CHALLENGE
Show every line below where "Emit" can be found.

DATASET ENTRIES
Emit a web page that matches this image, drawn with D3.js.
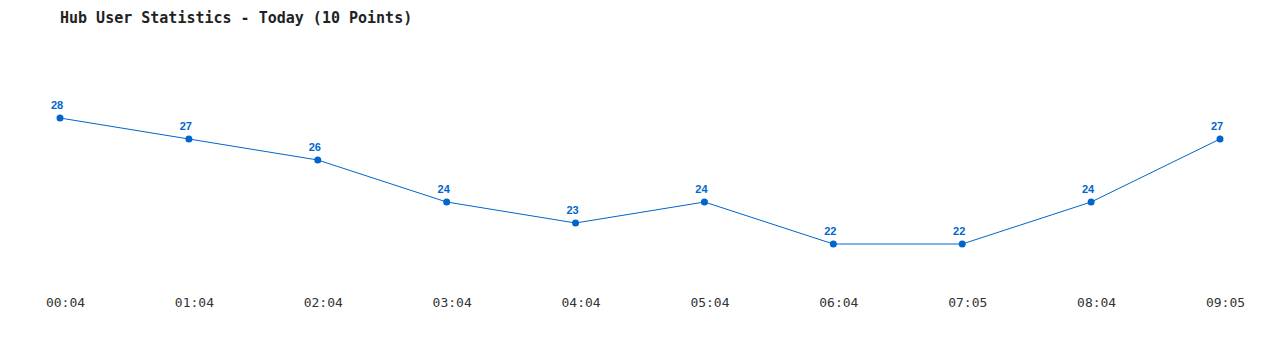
<!DOCTYPE html>
<html>
<head>
<meta charset="utf-8">
<script src="https://cdn.jsdelivr.net/npm/d3@7"></script>
<style>
  body { margin: 0; background: #fff; }
  svg { display: block; }
</style>
</head>
<body>
<svg id="chart"></svg>
<script>
const times = ['00:04', '01:04', '02:04', '03:04', '04:04', '05:04', '06:04', '07:05', '08:04', '09:05'];
const users = [28, 27, 26, 24, 23, 24, 22, 22, 24, 27];
const chartTitle = 'Hub User Statistics - Today (10 Points)';

const width = 1280;
const height = 350;
const lineColor = '#0066cc';

const svg = d3.select('#chart')
  .attr('width', width)
  .attr('height', height);

//scales
const x = d3.scalePoint()
  .domain(times)
  .range([60, 1220]);

const y = d3.scaleLinear()
  .domain([20, 30])
  .range([286, 76]);

//title
svg.append('text')
  .attr('x', 60)
  .attr('y', 23)
  .style('font-family', 'DejaVu Sans Mono')
  .style('font-size', '15px')
  .style('font-weight', 'bold')
  .attr('fill', '#222')
  .text(chartTitle);

//x axis labels, no line or ticks
const xAxis = svg.append('g')
  .attr('transform', 'translate(5,298)')
  .call(d3.axisBottom(x).tickSize(0).tickPadding(0));
xAxis.select('.domain').remove();
xAxis.selectAll('text')
  .attr('dy', '0.71em')
  .style('font-family', 'DejaVu Sans Mono')
  .style('font-size', '13px')
  .attr('fill', '#333');

//line
const line = d3.line()
  .x((d, i) => x(times[i]))
  .y(d => y(d));

svg.append('path')
  .datum(users)
  .attr('d', line)
  .attr('fill', 'none')
  .attr('stroke', lineColor)
  .attr('stroke-width', 1);

//dots
svg.append('g').selectAll('circle')
  .data(users)
  .enter().append('circle')
    .attr('cx', (d, i) => x(times[i]))
    .attr('cy', d => y(d))
    .attr('r', 3.5)
    .attr('fill', lineColor);

//value labels
svg.append('g').selectAll('text')
  .data(users)
  .enter().append('text')
    .attr('x', (d, i) => x(times[i]) - 3)
    .attr('y', d => y(d) - 9)
    .attr('text-anchor', 'middle')
    .style('font-family', 'Liberation Sans')
    .style('font-size', '11px')
    .style('font-weight', 'bold')
    .attr('fill', lineColor)
    .text(d => d);
</script>
</body>
</html>
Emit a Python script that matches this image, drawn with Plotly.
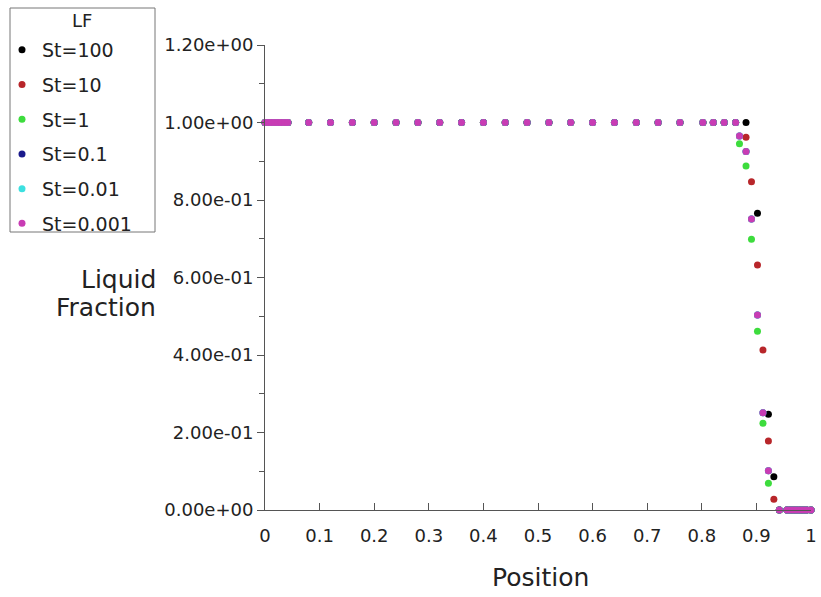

WRITTEN RESPONSE
Emit a web page that matches this image, drawn with D3.js.
Emit a Python script that matches this image, drawn with Plotly.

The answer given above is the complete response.